Rows from a dataset of charts and code:
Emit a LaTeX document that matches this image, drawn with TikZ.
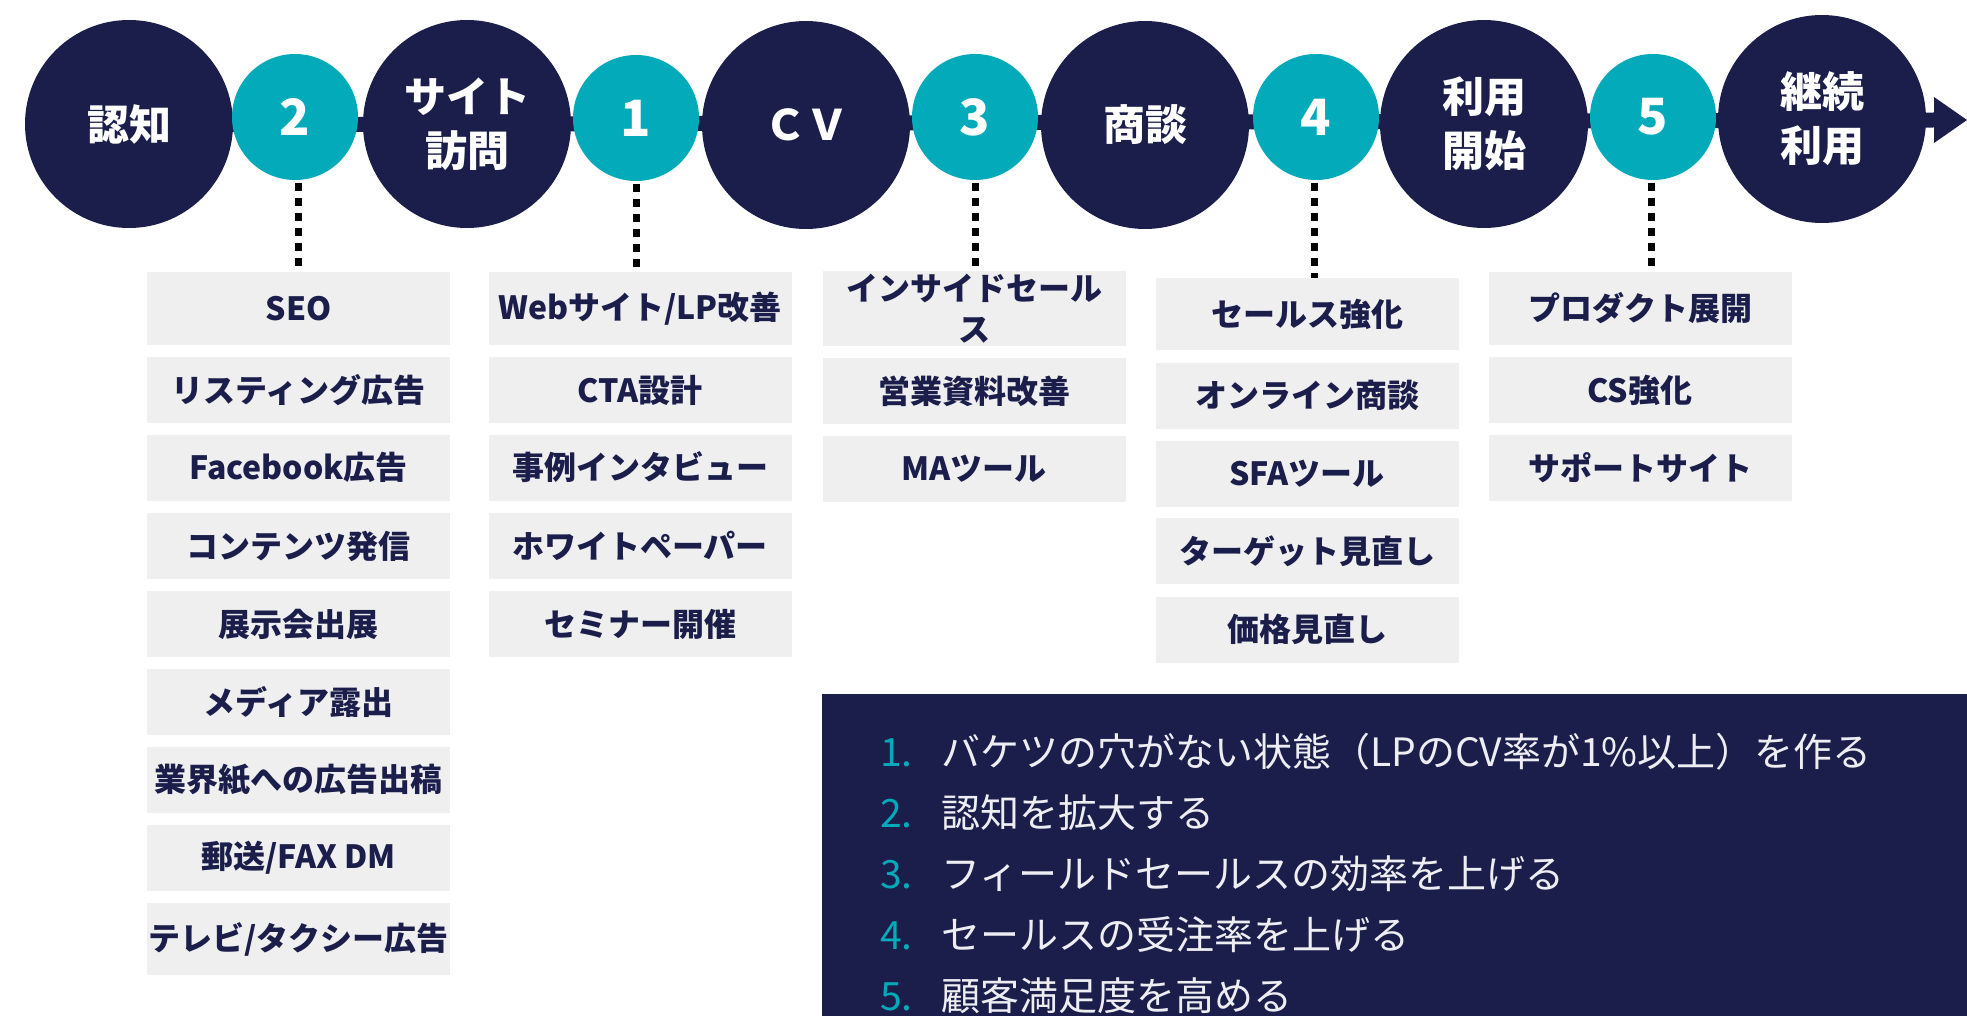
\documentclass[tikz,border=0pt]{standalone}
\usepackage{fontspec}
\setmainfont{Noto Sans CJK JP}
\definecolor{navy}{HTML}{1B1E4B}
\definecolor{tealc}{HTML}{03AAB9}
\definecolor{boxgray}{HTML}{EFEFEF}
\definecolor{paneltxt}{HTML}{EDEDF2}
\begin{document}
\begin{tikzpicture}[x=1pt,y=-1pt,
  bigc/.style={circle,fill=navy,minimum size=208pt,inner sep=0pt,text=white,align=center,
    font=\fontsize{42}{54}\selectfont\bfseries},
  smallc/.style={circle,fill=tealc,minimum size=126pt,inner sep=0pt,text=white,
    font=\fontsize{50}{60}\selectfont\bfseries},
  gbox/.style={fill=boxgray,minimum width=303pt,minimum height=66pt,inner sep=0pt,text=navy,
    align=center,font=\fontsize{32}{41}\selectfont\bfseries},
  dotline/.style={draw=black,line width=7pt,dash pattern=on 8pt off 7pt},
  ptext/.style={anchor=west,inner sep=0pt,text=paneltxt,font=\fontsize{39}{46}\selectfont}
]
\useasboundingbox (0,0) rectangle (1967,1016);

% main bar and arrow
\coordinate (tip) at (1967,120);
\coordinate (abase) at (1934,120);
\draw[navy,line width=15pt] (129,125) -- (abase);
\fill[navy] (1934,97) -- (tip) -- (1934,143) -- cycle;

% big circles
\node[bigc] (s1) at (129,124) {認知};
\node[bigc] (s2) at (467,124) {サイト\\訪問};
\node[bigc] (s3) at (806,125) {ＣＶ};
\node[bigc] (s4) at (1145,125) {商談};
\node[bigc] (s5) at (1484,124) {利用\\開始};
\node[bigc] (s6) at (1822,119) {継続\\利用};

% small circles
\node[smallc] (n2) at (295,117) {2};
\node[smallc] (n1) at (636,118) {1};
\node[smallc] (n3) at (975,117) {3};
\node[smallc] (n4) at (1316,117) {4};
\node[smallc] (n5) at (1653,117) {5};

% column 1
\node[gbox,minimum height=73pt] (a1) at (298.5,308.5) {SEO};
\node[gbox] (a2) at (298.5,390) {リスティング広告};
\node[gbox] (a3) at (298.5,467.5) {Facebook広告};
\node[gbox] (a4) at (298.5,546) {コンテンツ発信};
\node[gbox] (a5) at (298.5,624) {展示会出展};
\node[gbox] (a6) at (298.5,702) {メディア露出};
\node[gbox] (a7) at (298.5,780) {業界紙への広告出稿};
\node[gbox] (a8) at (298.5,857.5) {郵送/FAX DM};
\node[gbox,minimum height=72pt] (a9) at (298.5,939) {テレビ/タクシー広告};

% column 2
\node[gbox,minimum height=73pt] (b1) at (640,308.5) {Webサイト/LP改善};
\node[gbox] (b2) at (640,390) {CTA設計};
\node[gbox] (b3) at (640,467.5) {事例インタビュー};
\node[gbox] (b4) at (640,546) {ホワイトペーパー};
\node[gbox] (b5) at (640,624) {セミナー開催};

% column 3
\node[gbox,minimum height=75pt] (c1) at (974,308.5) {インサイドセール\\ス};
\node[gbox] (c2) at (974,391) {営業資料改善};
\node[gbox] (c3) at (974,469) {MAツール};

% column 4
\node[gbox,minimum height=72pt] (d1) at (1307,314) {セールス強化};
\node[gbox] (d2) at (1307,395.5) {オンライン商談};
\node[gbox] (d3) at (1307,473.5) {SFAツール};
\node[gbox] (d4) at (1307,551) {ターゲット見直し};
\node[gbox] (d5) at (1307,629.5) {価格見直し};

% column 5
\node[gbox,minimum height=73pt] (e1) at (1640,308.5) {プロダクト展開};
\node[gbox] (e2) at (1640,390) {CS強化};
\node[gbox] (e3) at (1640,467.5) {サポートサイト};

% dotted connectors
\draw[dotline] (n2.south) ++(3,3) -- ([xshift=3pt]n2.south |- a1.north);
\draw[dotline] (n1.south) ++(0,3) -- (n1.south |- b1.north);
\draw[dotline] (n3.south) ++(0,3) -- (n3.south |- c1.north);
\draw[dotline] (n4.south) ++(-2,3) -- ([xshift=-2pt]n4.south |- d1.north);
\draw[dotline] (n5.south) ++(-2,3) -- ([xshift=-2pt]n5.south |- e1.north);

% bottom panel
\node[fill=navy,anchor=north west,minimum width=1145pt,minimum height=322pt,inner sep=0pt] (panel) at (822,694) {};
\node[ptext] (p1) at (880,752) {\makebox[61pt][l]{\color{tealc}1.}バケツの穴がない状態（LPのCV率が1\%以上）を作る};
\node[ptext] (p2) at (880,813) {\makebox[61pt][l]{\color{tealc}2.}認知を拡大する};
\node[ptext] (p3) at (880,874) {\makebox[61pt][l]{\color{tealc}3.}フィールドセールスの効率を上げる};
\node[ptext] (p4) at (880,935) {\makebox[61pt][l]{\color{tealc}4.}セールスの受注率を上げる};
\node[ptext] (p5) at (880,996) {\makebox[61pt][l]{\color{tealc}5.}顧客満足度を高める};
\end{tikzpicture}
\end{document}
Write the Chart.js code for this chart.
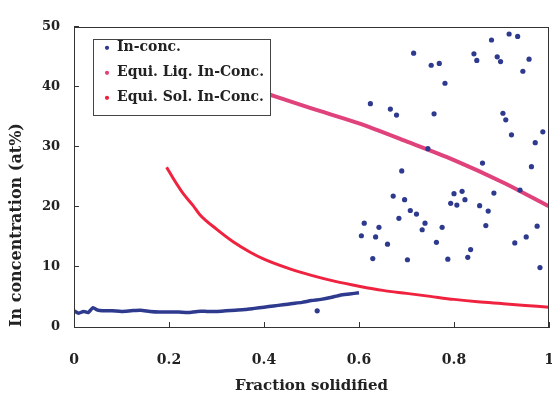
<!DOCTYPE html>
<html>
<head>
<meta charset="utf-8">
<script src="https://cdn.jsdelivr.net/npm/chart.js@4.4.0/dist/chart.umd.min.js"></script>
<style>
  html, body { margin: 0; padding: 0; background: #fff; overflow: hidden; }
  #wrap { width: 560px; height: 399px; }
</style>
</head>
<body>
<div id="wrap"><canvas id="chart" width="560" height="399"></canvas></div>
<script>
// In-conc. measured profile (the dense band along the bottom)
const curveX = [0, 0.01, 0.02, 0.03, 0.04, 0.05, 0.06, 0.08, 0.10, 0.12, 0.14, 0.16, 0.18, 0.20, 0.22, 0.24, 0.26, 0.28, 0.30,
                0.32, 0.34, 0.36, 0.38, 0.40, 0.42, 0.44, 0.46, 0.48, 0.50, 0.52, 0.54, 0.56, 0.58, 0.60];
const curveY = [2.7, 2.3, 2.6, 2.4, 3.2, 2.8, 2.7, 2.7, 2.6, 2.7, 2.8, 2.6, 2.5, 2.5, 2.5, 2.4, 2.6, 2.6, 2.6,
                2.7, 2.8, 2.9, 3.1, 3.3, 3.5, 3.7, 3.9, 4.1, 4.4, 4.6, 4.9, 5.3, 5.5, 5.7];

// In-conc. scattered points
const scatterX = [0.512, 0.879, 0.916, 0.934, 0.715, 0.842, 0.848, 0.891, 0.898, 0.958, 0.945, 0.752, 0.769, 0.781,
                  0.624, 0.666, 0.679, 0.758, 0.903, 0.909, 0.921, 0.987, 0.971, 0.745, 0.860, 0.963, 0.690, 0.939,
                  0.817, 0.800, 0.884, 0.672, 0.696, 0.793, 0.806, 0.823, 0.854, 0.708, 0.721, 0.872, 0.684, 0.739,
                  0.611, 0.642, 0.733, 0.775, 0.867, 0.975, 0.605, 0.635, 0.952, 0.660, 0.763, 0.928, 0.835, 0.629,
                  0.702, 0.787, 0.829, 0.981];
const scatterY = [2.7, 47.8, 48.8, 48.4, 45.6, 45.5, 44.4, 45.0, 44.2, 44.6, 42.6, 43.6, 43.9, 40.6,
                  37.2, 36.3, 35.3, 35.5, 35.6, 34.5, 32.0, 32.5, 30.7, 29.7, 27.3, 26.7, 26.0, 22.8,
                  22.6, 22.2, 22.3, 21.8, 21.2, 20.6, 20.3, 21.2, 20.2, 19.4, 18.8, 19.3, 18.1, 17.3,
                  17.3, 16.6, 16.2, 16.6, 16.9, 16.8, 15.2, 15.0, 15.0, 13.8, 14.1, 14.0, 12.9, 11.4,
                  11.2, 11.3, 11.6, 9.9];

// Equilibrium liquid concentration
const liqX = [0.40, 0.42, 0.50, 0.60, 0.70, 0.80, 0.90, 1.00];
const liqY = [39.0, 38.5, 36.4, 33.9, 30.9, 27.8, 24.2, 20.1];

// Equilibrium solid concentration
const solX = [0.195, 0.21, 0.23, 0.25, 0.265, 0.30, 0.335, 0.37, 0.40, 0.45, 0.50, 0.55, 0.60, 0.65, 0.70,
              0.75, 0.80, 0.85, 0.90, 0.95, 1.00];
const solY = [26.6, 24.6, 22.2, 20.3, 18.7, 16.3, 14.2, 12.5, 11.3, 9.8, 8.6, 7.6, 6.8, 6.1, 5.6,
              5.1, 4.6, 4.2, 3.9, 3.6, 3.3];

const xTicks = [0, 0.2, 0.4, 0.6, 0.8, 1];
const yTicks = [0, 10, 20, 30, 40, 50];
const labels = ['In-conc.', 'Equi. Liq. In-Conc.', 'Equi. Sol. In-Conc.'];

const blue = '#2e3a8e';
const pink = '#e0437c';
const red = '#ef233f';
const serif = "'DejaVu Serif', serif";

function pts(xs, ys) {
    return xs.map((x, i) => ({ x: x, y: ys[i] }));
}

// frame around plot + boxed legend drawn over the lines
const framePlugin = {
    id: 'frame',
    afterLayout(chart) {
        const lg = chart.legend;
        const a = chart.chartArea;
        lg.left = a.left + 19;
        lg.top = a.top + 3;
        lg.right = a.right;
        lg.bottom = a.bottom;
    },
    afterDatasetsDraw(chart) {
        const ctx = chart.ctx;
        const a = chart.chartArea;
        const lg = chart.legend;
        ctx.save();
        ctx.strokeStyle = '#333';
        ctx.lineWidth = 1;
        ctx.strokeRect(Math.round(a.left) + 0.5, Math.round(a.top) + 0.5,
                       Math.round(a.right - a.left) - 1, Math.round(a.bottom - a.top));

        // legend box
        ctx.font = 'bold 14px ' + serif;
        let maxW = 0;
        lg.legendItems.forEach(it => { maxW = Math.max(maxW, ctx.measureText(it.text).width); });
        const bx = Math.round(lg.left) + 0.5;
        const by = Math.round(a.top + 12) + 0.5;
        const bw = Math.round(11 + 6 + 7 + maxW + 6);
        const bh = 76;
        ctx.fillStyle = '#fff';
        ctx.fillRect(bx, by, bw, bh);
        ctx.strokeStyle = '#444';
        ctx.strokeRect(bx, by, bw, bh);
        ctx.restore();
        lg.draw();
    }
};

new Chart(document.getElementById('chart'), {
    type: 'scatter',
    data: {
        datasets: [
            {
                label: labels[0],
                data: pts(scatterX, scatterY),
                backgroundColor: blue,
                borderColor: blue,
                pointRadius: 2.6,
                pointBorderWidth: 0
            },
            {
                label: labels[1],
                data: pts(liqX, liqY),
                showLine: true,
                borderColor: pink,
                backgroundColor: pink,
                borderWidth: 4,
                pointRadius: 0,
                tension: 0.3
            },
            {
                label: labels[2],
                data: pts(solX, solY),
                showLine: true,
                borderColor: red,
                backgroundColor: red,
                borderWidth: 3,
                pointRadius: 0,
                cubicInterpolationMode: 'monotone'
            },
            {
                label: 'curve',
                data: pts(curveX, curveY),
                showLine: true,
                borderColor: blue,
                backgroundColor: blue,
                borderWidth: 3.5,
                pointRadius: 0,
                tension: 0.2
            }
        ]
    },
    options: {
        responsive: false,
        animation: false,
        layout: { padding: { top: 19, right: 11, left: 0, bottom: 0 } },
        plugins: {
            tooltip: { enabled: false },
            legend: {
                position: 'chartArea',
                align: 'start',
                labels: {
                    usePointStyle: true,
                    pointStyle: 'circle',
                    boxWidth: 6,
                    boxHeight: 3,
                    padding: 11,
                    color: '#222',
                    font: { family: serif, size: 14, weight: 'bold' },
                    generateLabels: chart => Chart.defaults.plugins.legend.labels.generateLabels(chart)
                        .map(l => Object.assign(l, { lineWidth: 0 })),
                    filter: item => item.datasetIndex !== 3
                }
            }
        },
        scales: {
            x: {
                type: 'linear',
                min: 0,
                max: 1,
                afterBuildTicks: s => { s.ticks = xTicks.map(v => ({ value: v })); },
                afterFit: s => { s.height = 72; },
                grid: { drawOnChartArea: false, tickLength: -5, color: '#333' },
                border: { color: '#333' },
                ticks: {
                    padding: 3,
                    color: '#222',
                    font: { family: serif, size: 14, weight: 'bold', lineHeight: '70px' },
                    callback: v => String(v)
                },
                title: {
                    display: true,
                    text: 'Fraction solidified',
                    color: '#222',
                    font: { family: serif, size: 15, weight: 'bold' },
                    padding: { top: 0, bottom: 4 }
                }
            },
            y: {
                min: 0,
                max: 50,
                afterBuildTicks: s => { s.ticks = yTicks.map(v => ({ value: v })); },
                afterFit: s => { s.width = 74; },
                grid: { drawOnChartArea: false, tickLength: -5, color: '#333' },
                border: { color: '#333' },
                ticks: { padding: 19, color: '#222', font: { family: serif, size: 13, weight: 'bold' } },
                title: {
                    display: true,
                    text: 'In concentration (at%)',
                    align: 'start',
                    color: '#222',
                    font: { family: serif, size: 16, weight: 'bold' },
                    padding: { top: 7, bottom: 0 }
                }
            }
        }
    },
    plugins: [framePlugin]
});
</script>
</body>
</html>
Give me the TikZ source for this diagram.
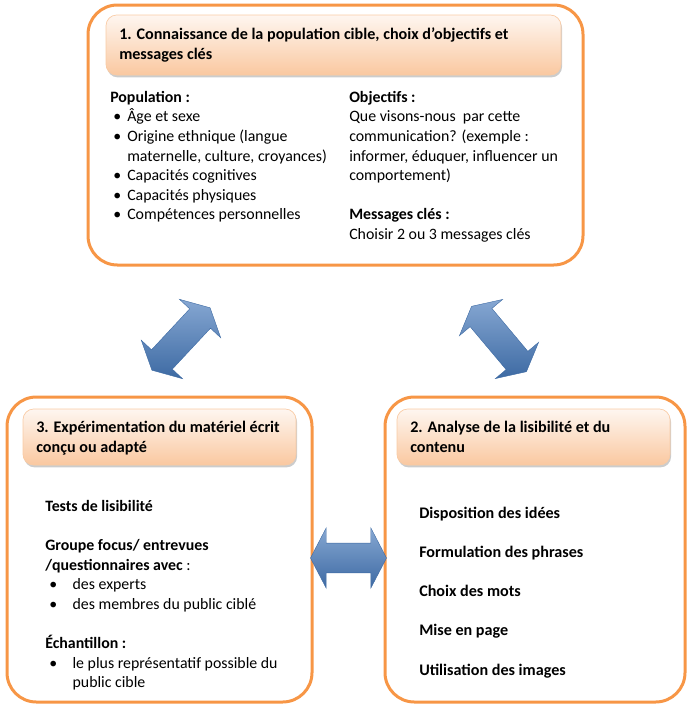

▶ TASK BRIEF
Pictures are excluded: retype only the lines from the beginning of the listing above through the line with "(n5) at (1653,117)", both included.

▶ OUTPUT FOR THIS EXERCISE
Emit a LaTeX document that matches this image, drawn with TikZ.
\documentclass[tikz,border=0pt]{standalone}
\usepackage{fontspec}
\setmainfont{Noto Sans CJK JP}
\definecolor{navy}{HTML}{1B1E4B}
\definecolor{tealc}{HTML}{03AAB9}
\definecolor{boxgray}{HTML}{EFEFEF}
\definecolor{paneltxt}{HTML}{EDEDF2}
\begin{document}
\begin{tikzpicture}[x=1pt,y=-1pt,
  bigc/.style={circle,fill=navy,minimum size=208pt,inner sep=0pt,text=white,align=center,
    font=\fontsize{42}{54}\selectfont\bfseries},
  smallc/.style={circle,fill=tealc,minimum size=126pt,inner sep=0pt,text=white,
    font=\fontsize{50}{60}\selectfont\bfseries},
  gbox/.style={fill=boxgray,minimum width=303pt,minimum height=66pt,inner sep=0pt,text=navy,
    align=center,font=\fontsize{32}{41}\selectfont\bfseries},
  dotline/.style={draw=black,line width=7pt,dash pattern=on 8pt off 7pt},
  ptext/.style={anchor=west,inner sep=0pt,text=paneltxt,font=\fontsize{39}{46}\selectfont}
]
\useasboundingbox (0,0) rectangle (1967,1016);

% main bar and arrow
\coordinate (tip) at (1967,120);
\coordinate (abase) at (1934,120);
\draw[navy,line width=15pt] (129,125) -- (abase);
\fill[navy] (1934,97) -- (tip) -- (1934,143) -- cycle;

% big circles
\node[bigc] (s1) at (129,124) {認知};
\node[bigc] (s2) at (467,124) {サイト\\訪問};
\node[bigc] (s3) at (806,125) {ＣＶ};
\node[bigc] (s4) at (1145,125) {商談};
\node[bigc] (s5) at (1484,124) {利用\\開始};
\node[bigc] (s6) at (1822,119) {継続\\利用};

% small circles
\node[smallc] (n2) at (295,117) {2};
\node[smallc] (n1) at (636,118) {1};
\node[smallc] (n3) at (975,117) {3};
\node[smallc] (n4) at (1316,117) {4};
\node[smallc] (n5) at (1653,117) {5};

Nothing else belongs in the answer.